Mar 25 Tue
How did Mary accept the mission announced to her by the Archangel?
The whole of creation had long yearned for that moment; the mystery we commemorate today: the Incarnation of the Word, who comes into the world to free us from sin and eternal death, and to make us children of God.
Hail, full of grace, the Lord is with you. At the announcement of Gabriel, Mary was greatly troubled... and considered in her mind what sort of greeting this might be. The whole history of our salvation depended on her reply. “Open your heart to faith, O Blessed Virgin,” exclaims St Bernard, “your lips to consent, your pure womb to the Creator. See how the one Desired by all peoples is calling at your door. What a calamity if you should delay in opening to him and he should pass on, and afterward you should go back in sorrow to look for the beloved of your soul! Rise, make haste, open. Rise by your faith, make haste by your devotion, open by your consent!”
There is not a shadow of doubt in the words of our Lady when she questions the Archangel, but rather only the desire to know with certainty what the Will of God was, in order to put it into practice. Likewise, our Christian vocation leads us to fulfill the divine Will with the same generous self-giving we see in the Blessed Virgin.
As laypeople, we must listen to the voice of God amid our daily concerns. “We are contemplative souls, because in the middle of our work, our heart escapes to God, it goes often to the oratory, and we tell him, without anyone hearing us, without doing anything strange: ‘My Jesus, I love you.’ Don't be afraid to call him Jesus, to call him that often."

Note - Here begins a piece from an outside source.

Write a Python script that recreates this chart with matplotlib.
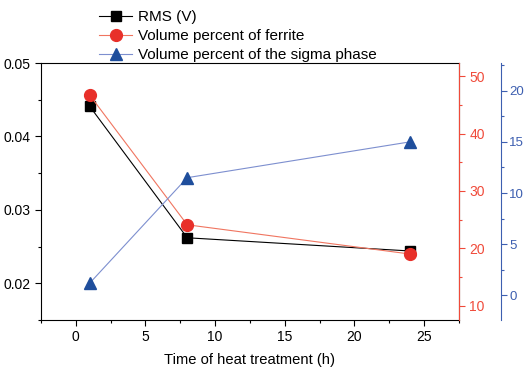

The response of Mary to the announcement of Gabriel expresses her immutable decision to fulfill the Will of God exactly as it has been made known to her. In the words of our Lady, there is a tone of resolve, of firmness, of something finished, definitive. She does not respond with a mere yes to the divine Will, but with a fiat! - let it be done! - which expresses an active and total conformity to what God is asking of her. It is much more than a mere giving of permission. It is a resolute adherence to the plan of God, a commitment of her whole life without wavering.
Before the example of Mary, we can consider whether our dedication to God is also total, full of faith, cheerful, and unquestioning, without the slightest hesitation. “Ask Jesus: Lord, how is my dedication? Has there been some look of displeasure, something that can hurt you, Lord, my love?"
Remember, “God has chosen us from all eternity; He has called us by our name. It is not we who have chosen him, but rather He who has chosen us first to do something specific on earth."